12 Responses to “Top 15 Austin Restaurants that Source Locally”

  1. austinurbangardens July 21, 2011 at 9:47 am #

    The gro-act list is flawed, as it didn’t include all the local farmers, only the ones that joined the “alliance.” It also excludes many restaurants that source locally from Farm to Table. Some major exclusions are 24 Diner, Wink, Jeffrey’s, Cipollina and there are more.

    • Shelley Seale July 22, 2011 at 9:48 am #

      Great input – thanks so much! I agree that many restaurants were left off the list, which is why I added five of my own. Unfortunately I had to limit it (initially to 10, then 12, then I upped it to 15). But can’t really make a long list. Perhaps I’ll add a part two. Thanks for these great additions!

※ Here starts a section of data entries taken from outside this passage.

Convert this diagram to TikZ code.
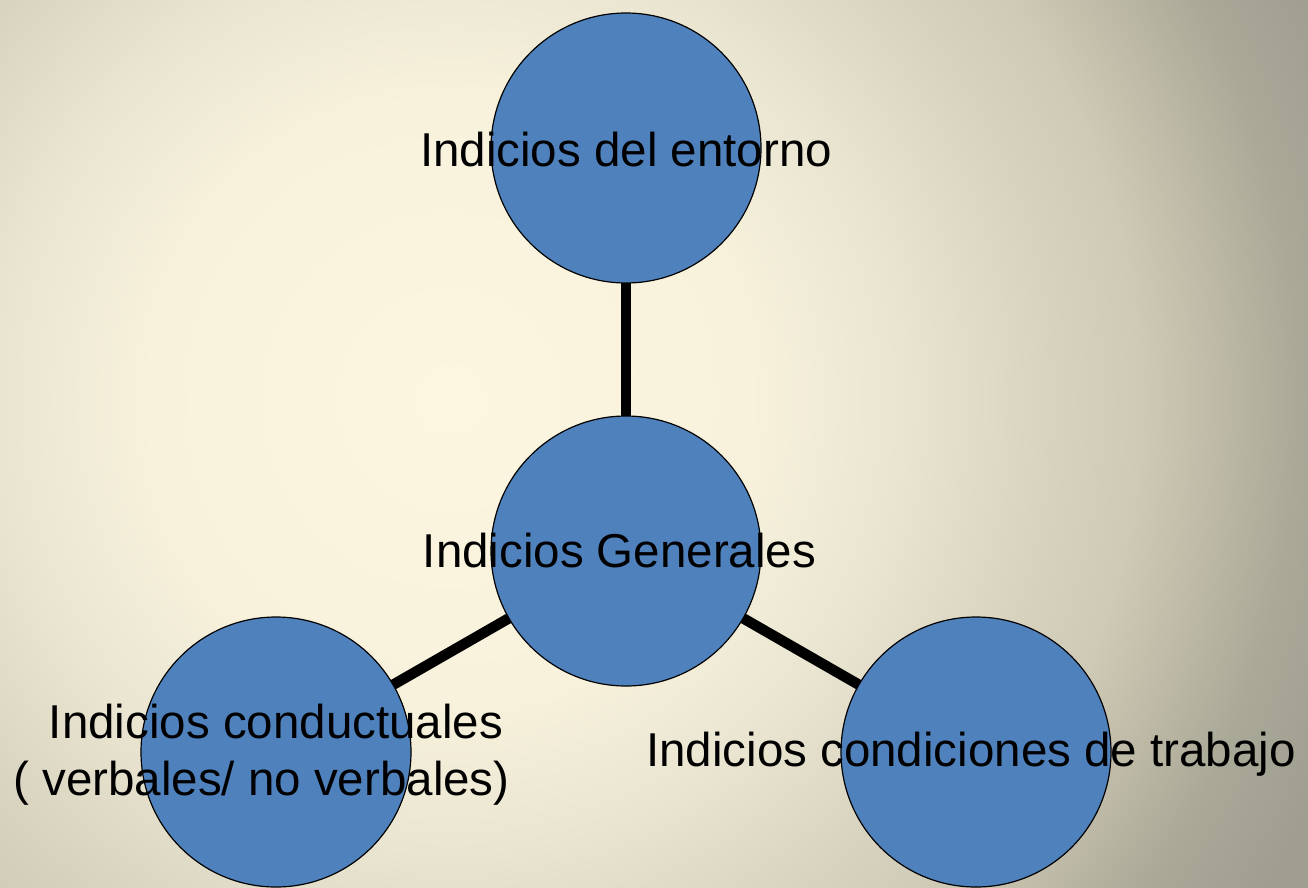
\documentclass[tikz,border=0pt]{standalone}
\usepackage{fontspec}
\setmainfont{Liberation Sans}
\usetikzlibrary{positioning,calc}
\definecolor{bubble}{RGB}{79,129,189}
\definecolor{paperA}{RGB}{252,246,225}
\definecolor{paperB}{RGB}{248,242,220}
\definecolor{paperC}{RGB}{233,229,209}
\definecolor{paperD}{RGB}{216,211,191}
\definecolor{paperE}{RGB}{207,202,181}
\definecolor{paperF}{RGB}{170,168,151}
\definecolor{paperG}{RGB}{160,158,144}
% 25bp = radius of the shaded circle
\pgfdeclareradialshading{paper}{\pgfpoint{0bp}{0bp}}{color(0bp)=(paperA); color(7.5bp)=(paperB); color(11.25bp)=(paperC); color(15bp)=(paperD); color(17.25bp)=(paperE); color(21.25bp)=(paperF); color(23.75bp)=(paperG); color(50bp)=(paperG)}
\pgfdeclarelayer{paperlayer}
\pgfdeclarelayer{edges}
\pgfsetlayers{paperlayer,edges,main}

\begin{document}
\begin{tikzpicture}[x=1pt,y=1pt,
		idea/.style={circle,draw=black,line width=1.2pt,fill=bubble,minimum size=270pt,inner sep=0pt},
		link/.style={line width=10.5pt},
		every label/.style={font=\fontsize{47.5}{57}\selectfont,text=black,inner sep=0pt}]
		\def\W{1308}
		\def\H{887}
		\useasboundingbox (0,0) rectangle (\W,-\H);
		%circles
		\node[idea,label={[yshift=-2pt]center:Indicios del entorno}] (env) at (626,-148) {};
		\node[idea,label={[xshift=-6.5pt]center:Indicios Generales}] (gen) at (626,-551) {};
		\node[idea,label={[align=center,yshift=-3pt]center:{Indicios conductuales\\( verbales/ no verbales)\hspace*{29pt}}}] (cond) at (276,-752) {};
		\node[idea,label={[xshift=-5pt,yshift=-2pt]center:Indicios condiciones de trabajo}] (work) at (976,-752) {};
		%links
		\begin{pgfonlayer}{edges}
			\draw[link] (gen.center) -- (env.center);
			\draw[link] (gen.center) -- (cond.center);
			\draw[link] (gen.center) -- (work.center);
		\end{pgfonlayer}
		%background
		\begin{pgfonlayer}{paperlayer}
			\clip (0,0) rectangle (\W,-\H);
			\shade[shading=paper] (450,-400) circle (1000);
		\end{pgfonlayer}
	\end{tikzpicture}
\end{document}
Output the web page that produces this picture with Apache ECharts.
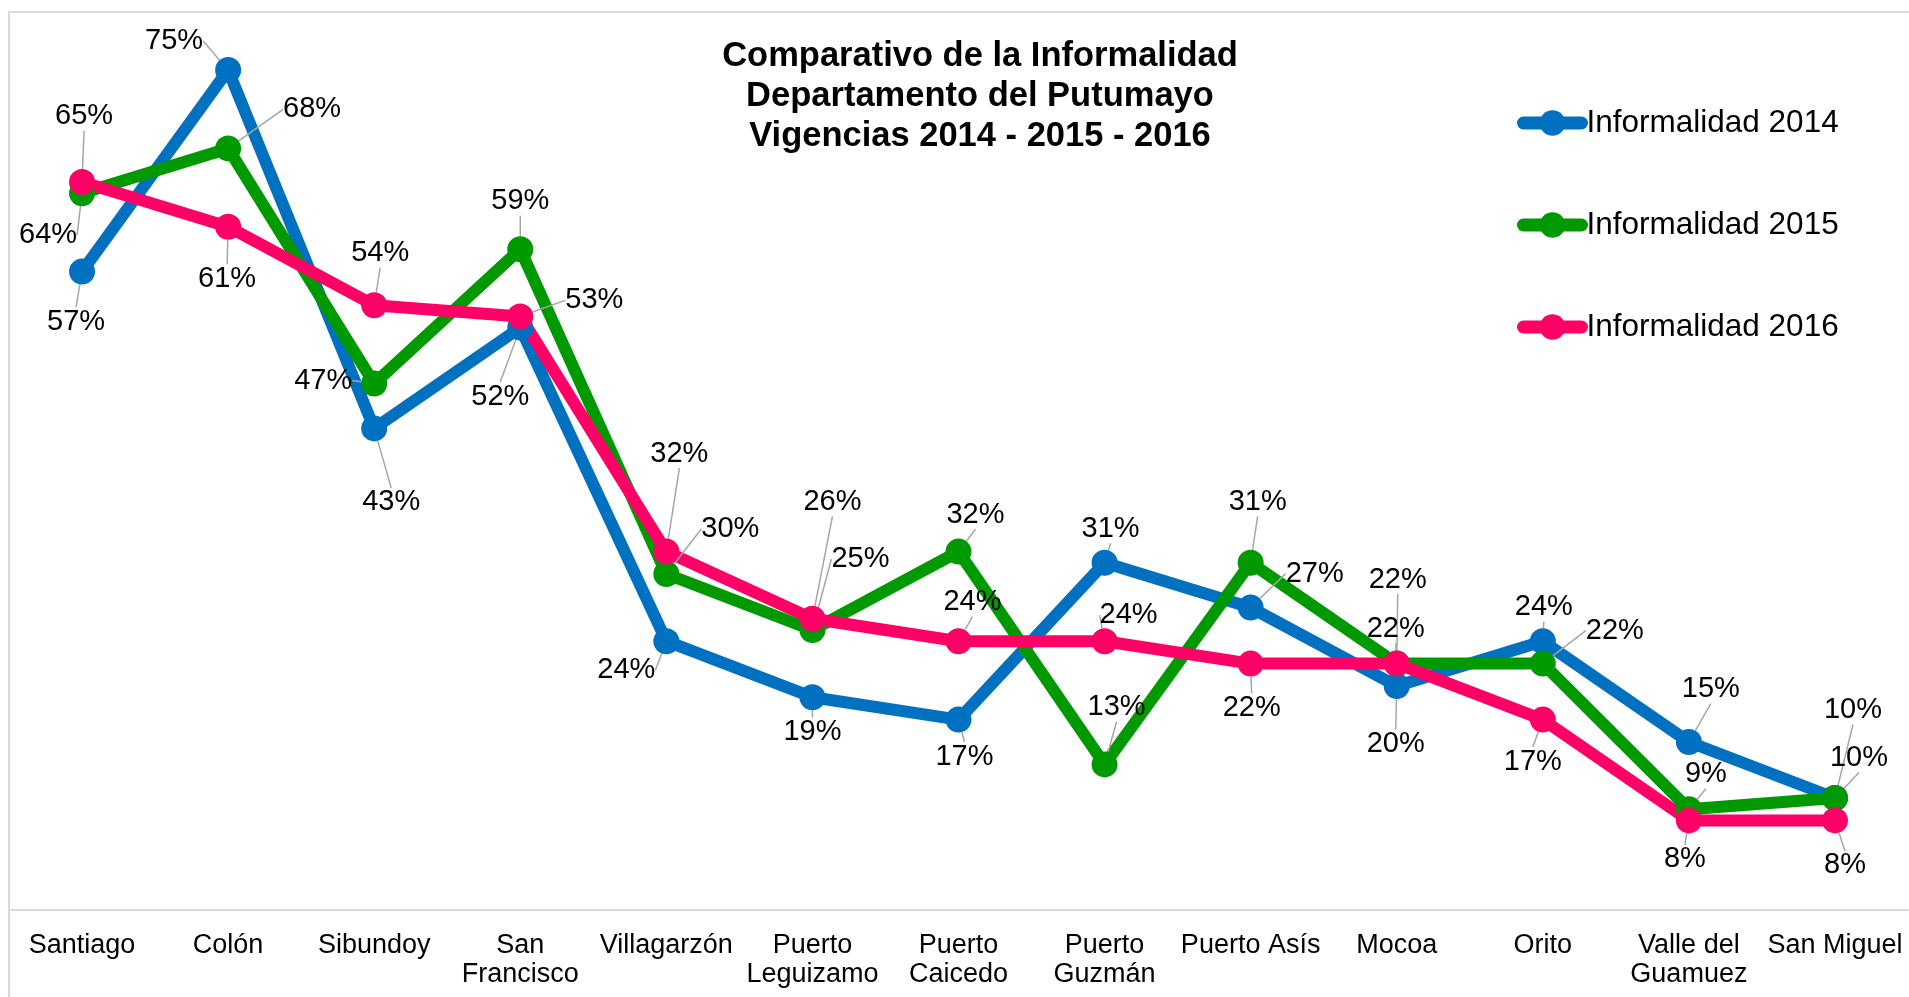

      • Evelyn July 22, 2011 at 12:29 pm #

        Shelley: I really appreciate what you are trying to do with this article as we both have the same cause as heart. But, as austinurbangardens pointed out, your source list is flawed and, while your other additions are wonderful spots, it’s frustrating (and tarnishes our reputation) for 24 Diner to be left out of a round-up purporting to be the TOP 15 when our volume of purchases is so significant. In our first year of business alone, we bought more than 5,000 pounds of local squash, 3,800 pounds of local sweet potatoes, 1,500 bunches of local collard greens, 1,500 pounds of local green beans and 325,600 local eggs. We buy our cheese from Antonelli’s, our bread at Sweetish Hill, etc., etc. If you do a part 2 or need more info, please just let me know.

  2. Shelley Seale July 22, 2011 at 10:06 pm #

    Thank you very much for your comments and information, I appreciate it! As I replied to Carla at Austin Urban Gardens, I realized the list was far from comprehensive, which I why I edited it and also added my own. I have actually never been to 24 Diner – it sounds fantastic and I would LOVE to experience it – and write about it. So please let me know if we can arrange that. I would enjoy it and I really appreciate you taking the time to tell so much about what you’re doing there. I really didn’t know about all that, and love to spread the word about restaurants such as yours serving such great, local food.

    • Evelyn July 23, 2011 at 10:16 am #

      Thanks for your response. You should definitely check us out sometime!

  3. Hotels in Austin Texas July 29, 2011 at 9:26 am #

    Being a locavore isn’t just about farmers markets and buying most of your fresh food locally. It’s also about knowing where to go when you’re eating out.

  4. Peter D January 28, 2012 at 2:19 am #

    One thing…La Condesa never won a James Beard award. They were once semi-finalists, but they did not win.

  5. Mark Patrick Sullivan May 4, 2014 at 11:32 am #

    Super thorough analysis and great list of Austin’s local food restaurants. Thanks for doing this work. Would you consider an update for 2014?

    • Shelley Seale May 4, 2014 at 11:47 am #

      Thanks Mark! This blog is no longer active, it was a yearlong project that I did in 2011. But I do write regularly on this topic for many publications including CultureMap, Gayot, Edible Austin and others!

  6. Mc October 13, 2014 at 8:00 pm #

    Kerby Lane uses Tyson Chicken. They use to buy chicken locally, but they changed around the menu and started selling Tyson Chicken. There was quite a noticeable difference. I asked the waiter who quietly whispered that they had started using Tyson Chicken. I haven’t been back since.